Cruz has also been stalled by attacks primarily for the offense of running the best campaign. Opponents and political adversaries have slammed Cruz for so-called vote-shaming mail pieces sent by his campaign before the Iowa caucuses.
“Your individual voting history as well as your neighbor’s are public record,” one Cruz mailer read. “Their scores are published below, and many of them will see your score as well. Caucus on Monday to improve your score and please encourage your neighbors to caucus as well.”
Iowa Secretary of State Paul Pate called the mailer “misleading,” and “not in keeping in the spirit of the Iowa caucuses.” But the secretary of state failed to denounce a nearly identical mail piece deployed by Rubio’s campaign.
“<first name> 7 of your neighbors are voting in the Iowa Caucus Monday,” the Rubio mailer read, before listing the voting history of the individual recipient in the form of a report card. “Improve your score by caucusing on Monday, February 1.”
The media blew up the outrage over the Cruz mailers without noting the markedly similar Rubio piece, or that the vote-shaming tactic has been deployed by sophisticated, high-level campaigns in both parties since 2008.
A 2008 report from the Wall Street Journal noted: “Democrats in New York state,” alone had “sent out more than 800,000 ‘voter shaming’ letters, grading residents on how often they turned out.” The report noted the Democrat pieces also included a warning to voters that read, “If you do not vote this year, we will be interested in hearing why not.”
The Cruz camp has also been besieged by cries of injustice from retired neurosurgeon Ben Carson’s campaign, amplified and repeated by Donald Trump, over a Cruz email blast the night of the Iowa caucuses implying Carson may have been headed to the exit.
To foretell the doom of opponents is a common arrow in a campaign’s quiver. Yet the fact the Cruz campaign blasted out a CNN report that Carson was leaving Iowa abruptly has been called “fraud” by Trump, and a “dirty trick” by Carson.
Just as he was besieged in January by claims of birtherism and Wall Street connections, Cruz is once again under attack and will need to capitalize on the Rubio-focus in the debate by turning in a stellar performance and helping the others in their effort to bring down Rubio.
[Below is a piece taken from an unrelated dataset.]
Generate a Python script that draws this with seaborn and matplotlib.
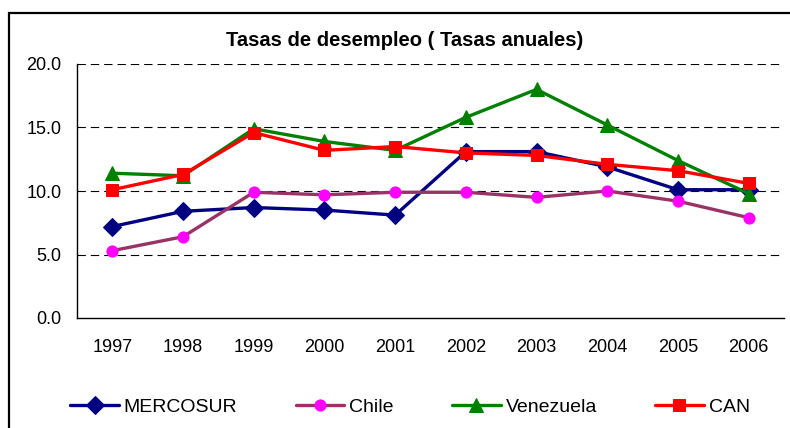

Before he can again turn his sights on Trump, Cruz needs to halt Rubio’s upward trajectory. The most recent poll in New Hampshire shows Rubio and Cruz separated by 1 percentage point, essentially tied for second place. But Rubio had all the upward movement in the Granite State survey.
The first national poll taken solely after Iowa by PPP puts Rubio and Cruz in a tie at 21 percent. Trump, once dominant in national polls, leads the duo by just 4 points.
The remaining candidates in the Republican race don’t agree on hardly anything, but on Saturday night, they will work as a team to take down Rubio.